(Aim of the exercise): Reproduce word for word the lines from the beginning of the entries to the line with "const highlightY = [0, 0.97];", both included, but none of the pictures.

Code that draws figures:
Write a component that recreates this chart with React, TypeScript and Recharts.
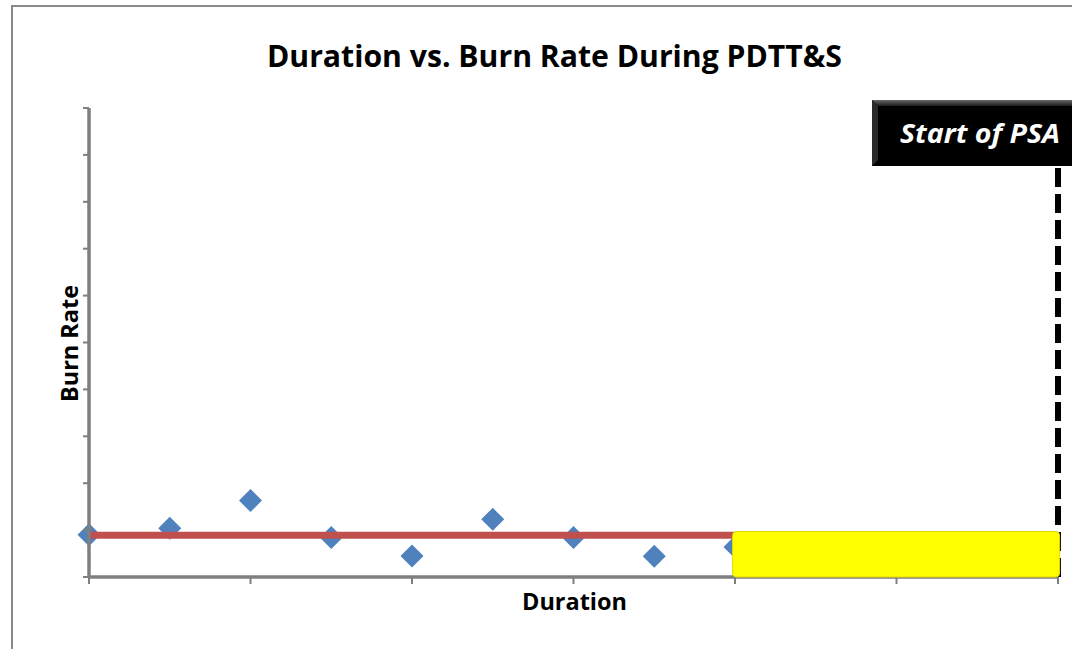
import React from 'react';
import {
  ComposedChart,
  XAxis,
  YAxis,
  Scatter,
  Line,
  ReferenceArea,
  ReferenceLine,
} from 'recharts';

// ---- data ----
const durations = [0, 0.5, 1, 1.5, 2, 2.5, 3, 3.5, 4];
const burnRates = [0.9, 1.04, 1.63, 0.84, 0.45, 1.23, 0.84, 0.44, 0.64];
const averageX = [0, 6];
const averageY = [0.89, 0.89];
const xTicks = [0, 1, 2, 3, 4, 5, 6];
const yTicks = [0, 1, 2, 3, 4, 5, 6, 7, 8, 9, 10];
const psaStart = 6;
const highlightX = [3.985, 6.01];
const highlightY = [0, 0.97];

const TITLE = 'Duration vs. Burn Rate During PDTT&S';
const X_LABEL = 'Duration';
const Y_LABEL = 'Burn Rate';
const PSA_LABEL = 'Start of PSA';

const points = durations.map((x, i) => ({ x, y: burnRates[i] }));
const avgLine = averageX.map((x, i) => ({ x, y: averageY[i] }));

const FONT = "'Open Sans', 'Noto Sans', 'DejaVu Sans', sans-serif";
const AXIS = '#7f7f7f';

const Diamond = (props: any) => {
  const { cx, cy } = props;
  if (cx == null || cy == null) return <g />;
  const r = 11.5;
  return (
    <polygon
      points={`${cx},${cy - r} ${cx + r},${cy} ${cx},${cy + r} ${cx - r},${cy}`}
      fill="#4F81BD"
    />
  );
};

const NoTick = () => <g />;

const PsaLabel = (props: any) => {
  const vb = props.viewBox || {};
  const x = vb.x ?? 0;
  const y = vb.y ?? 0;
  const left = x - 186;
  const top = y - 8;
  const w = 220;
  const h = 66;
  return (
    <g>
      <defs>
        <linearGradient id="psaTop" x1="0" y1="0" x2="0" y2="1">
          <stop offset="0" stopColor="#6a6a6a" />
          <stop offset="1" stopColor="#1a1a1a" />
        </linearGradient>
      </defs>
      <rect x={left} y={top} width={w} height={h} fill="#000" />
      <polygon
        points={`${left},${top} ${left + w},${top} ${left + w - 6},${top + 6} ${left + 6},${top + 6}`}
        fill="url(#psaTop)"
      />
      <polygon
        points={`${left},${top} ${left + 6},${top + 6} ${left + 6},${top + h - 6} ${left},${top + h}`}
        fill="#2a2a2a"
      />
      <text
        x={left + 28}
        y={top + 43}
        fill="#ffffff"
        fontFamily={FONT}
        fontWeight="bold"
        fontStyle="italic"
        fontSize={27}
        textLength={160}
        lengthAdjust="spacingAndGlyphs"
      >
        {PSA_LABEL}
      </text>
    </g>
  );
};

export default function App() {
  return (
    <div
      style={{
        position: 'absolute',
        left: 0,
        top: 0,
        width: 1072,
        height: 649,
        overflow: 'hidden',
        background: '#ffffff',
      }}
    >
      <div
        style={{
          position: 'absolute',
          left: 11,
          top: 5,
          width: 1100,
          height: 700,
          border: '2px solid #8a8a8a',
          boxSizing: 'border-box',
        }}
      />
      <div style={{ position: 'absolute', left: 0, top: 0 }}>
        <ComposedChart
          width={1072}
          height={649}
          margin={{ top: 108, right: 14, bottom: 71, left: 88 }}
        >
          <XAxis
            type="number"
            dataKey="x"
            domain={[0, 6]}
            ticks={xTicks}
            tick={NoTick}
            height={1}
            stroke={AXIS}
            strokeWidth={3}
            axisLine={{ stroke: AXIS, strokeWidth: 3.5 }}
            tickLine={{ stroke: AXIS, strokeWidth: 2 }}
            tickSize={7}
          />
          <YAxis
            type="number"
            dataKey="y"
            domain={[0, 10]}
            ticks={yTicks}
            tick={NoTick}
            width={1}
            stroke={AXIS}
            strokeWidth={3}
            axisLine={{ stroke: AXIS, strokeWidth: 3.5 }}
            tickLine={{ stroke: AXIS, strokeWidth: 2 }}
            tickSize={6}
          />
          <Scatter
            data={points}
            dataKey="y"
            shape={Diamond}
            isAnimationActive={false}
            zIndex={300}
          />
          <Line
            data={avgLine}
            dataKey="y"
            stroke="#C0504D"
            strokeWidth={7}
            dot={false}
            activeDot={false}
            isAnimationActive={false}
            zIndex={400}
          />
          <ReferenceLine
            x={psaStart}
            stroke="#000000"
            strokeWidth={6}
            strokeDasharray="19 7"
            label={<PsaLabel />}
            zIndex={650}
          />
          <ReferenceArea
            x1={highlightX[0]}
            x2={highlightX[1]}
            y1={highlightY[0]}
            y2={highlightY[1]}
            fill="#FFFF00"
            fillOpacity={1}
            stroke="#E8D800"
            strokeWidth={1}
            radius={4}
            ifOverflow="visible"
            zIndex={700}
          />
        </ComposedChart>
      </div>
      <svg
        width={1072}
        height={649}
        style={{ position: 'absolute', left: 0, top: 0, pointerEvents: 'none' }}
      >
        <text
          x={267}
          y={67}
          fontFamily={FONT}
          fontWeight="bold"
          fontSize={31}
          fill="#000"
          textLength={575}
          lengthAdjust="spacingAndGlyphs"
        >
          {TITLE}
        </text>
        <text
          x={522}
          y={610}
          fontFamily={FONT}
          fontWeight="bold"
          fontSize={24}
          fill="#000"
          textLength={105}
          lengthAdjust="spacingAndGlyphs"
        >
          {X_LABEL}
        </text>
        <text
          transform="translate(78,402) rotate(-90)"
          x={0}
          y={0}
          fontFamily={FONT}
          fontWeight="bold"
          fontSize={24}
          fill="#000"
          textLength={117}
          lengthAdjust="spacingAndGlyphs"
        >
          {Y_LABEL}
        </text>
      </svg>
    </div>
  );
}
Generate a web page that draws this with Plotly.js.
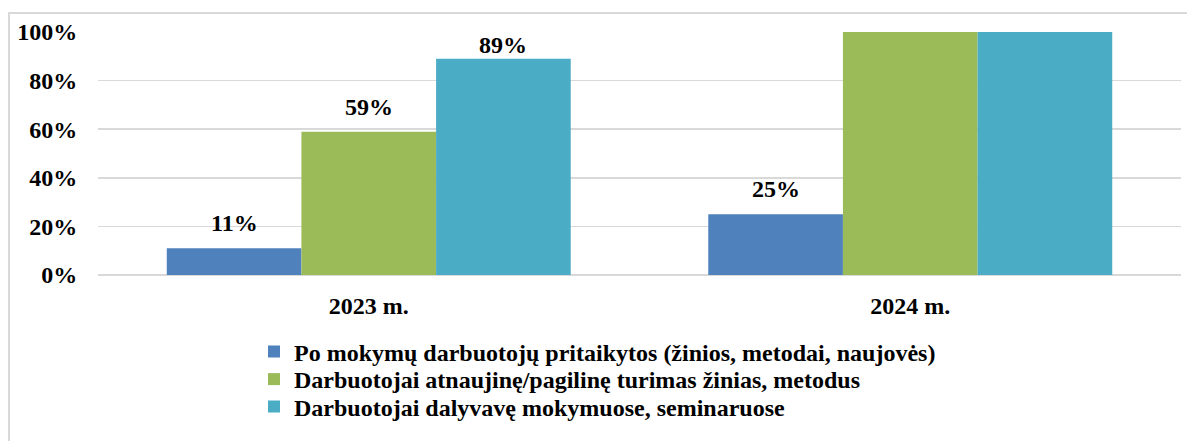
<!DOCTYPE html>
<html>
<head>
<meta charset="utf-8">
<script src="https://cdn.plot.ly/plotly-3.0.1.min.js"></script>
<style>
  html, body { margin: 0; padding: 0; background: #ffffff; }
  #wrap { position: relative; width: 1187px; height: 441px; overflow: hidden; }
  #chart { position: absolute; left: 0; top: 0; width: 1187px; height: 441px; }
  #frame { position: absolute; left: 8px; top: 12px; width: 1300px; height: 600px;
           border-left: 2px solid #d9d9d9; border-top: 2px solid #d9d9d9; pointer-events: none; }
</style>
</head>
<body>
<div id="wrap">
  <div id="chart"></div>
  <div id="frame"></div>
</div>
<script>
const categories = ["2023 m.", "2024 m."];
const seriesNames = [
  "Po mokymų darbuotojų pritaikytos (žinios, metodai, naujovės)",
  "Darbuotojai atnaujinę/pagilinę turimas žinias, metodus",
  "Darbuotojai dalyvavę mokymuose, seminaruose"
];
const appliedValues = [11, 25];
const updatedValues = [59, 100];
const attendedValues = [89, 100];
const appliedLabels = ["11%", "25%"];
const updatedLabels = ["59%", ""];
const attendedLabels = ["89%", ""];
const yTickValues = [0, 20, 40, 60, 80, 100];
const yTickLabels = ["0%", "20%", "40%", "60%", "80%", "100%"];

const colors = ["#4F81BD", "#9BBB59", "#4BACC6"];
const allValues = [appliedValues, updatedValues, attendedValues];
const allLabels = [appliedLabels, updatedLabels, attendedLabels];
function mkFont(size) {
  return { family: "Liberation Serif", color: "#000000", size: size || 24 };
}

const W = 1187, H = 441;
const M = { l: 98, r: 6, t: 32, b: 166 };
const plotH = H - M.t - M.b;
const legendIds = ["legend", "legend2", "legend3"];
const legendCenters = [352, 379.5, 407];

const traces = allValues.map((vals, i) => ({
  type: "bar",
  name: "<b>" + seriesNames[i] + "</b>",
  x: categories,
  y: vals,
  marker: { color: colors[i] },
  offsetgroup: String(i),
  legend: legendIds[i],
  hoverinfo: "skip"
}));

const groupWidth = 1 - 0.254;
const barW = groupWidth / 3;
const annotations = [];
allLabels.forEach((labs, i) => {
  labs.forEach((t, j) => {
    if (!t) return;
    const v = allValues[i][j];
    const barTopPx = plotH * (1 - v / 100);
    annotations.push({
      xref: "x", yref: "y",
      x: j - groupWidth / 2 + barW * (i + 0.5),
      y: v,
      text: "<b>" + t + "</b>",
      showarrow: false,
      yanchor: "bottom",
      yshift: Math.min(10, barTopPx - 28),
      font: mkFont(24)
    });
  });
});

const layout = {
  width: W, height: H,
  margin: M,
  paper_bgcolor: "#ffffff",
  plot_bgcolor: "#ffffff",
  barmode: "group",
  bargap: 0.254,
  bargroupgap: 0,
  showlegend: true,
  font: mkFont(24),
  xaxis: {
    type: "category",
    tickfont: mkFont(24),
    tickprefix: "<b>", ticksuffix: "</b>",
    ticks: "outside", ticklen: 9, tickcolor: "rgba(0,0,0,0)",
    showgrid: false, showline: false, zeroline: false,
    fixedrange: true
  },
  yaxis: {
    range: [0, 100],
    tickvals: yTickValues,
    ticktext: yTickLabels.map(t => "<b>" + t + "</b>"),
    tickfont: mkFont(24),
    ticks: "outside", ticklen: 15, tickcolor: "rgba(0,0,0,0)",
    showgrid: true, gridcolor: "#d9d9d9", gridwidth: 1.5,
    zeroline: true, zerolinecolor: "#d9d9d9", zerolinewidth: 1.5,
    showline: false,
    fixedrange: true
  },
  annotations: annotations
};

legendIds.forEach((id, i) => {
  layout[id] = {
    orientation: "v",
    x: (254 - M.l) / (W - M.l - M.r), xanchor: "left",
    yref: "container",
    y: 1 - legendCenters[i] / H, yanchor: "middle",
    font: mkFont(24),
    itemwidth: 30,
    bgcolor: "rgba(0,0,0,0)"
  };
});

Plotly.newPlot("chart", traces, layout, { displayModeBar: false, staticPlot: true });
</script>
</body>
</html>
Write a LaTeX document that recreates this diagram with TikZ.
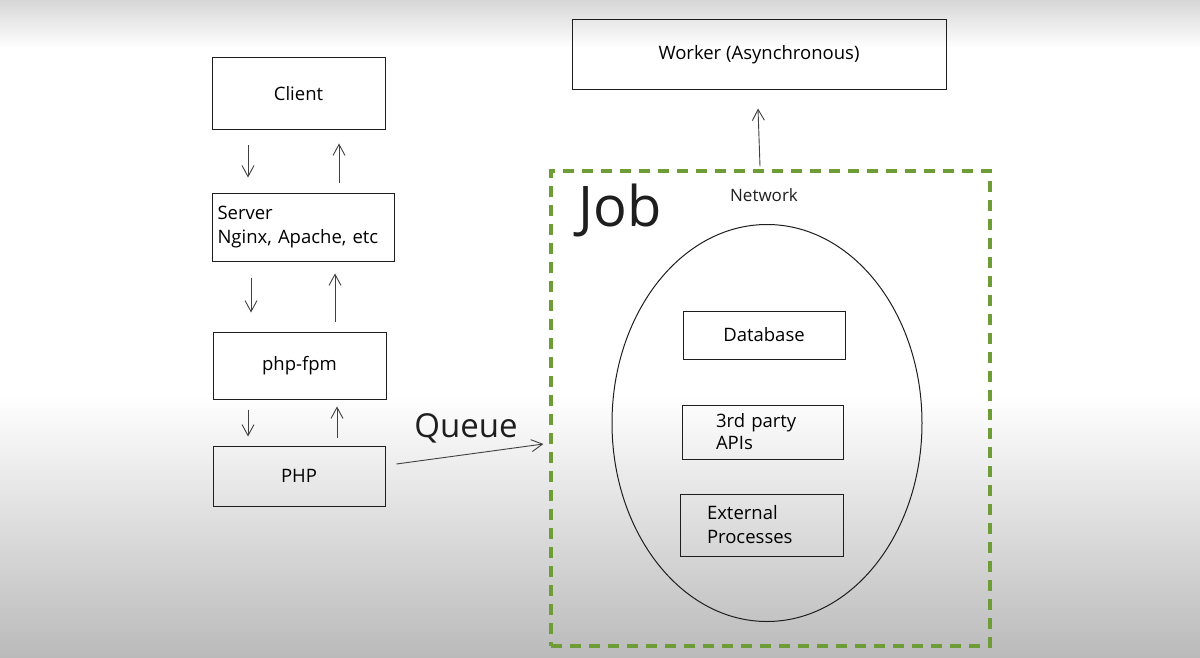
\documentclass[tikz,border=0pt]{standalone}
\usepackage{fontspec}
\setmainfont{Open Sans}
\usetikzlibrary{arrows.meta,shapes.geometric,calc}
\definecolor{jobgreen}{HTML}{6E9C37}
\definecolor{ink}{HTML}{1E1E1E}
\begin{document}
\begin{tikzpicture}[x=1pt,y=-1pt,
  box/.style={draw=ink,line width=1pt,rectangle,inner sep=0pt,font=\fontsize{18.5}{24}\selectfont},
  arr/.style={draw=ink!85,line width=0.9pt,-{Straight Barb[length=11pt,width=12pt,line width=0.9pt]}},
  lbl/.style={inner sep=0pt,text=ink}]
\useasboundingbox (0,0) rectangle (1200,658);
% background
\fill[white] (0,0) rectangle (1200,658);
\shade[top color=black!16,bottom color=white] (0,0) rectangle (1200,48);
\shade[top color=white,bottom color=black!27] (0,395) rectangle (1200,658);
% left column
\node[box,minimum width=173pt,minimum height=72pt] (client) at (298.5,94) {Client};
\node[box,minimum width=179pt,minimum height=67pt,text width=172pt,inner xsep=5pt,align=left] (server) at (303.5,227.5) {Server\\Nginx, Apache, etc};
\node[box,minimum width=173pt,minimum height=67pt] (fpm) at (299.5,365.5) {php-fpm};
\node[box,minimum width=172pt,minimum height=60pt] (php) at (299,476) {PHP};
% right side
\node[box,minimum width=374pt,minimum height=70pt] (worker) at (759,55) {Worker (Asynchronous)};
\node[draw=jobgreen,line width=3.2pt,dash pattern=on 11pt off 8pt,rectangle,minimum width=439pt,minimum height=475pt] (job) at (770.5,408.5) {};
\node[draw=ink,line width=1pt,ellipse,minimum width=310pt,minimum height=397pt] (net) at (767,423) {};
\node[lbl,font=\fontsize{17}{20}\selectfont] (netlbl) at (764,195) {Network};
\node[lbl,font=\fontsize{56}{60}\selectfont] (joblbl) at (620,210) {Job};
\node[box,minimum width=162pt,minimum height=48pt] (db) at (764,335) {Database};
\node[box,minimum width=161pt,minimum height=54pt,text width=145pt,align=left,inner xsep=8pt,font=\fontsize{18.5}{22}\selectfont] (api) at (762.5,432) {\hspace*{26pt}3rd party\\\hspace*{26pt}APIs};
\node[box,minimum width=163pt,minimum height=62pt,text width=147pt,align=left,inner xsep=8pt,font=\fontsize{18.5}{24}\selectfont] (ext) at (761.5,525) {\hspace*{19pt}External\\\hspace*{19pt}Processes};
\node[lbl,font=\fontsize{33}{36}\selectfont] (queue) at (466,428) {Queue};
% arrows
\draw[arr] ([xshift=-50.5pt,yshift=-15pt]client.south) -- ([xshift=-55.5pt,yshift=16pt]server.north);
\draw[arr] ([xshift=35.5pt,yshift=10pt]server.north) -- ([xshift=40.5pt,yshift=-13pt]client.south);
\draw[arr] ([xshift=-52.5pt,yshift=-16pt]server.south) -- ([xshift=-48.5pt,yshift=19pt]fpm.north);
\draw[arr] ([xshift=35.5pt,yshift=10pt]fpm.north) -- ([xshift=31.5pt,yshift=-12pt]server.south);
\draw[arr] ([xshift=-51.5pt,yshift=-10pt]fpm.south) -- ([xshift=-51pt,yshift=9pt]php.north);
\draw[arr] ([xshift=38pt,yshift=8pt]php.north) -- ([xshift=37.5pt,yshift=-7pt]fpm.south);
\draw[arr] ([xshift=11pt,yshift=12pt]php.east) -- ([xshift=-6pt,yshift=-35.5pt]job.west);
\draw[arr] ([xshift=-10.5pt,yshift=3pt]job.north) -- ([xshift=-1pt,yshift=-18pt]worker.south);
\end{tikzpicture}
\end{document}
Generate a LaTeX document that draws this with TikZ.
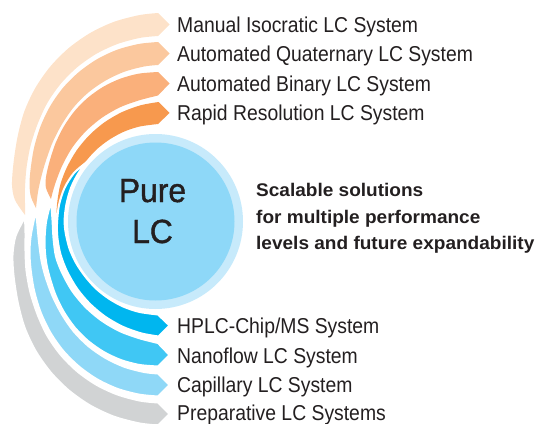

(Exercise output):
Write a component that recreates this chart with React, TypeScript and Recharts.
import React from 'react';
import {
  ComposedChart,
  XAxis,
  YAxis,
  Scatter,
  Line,
  ReferenceArea,
  ReferenceLine,
} from 'recharts';

// ---- data ----
const durations = [0, 0.5, 1, 1.5, 2, 2.5, 3, 3.5, 4];
const burnRates = [0.9, 1.04, 1.63, 0.84, 0.45, 1.23, 0.84, 0.44, 0.64];
const averageX = [0, 6];
const averageY = [0.89, 0.89];
const xTicks = [0, 1, 2, 3, 4, 5, 6];
const yTicks = [0, 1, 2, 3, 4, 5, 6, 7, 8, 9, 10];
const psaStart = 6;
const highlightX = [3.985, 6.01];
const highlightY = [0, 0.97];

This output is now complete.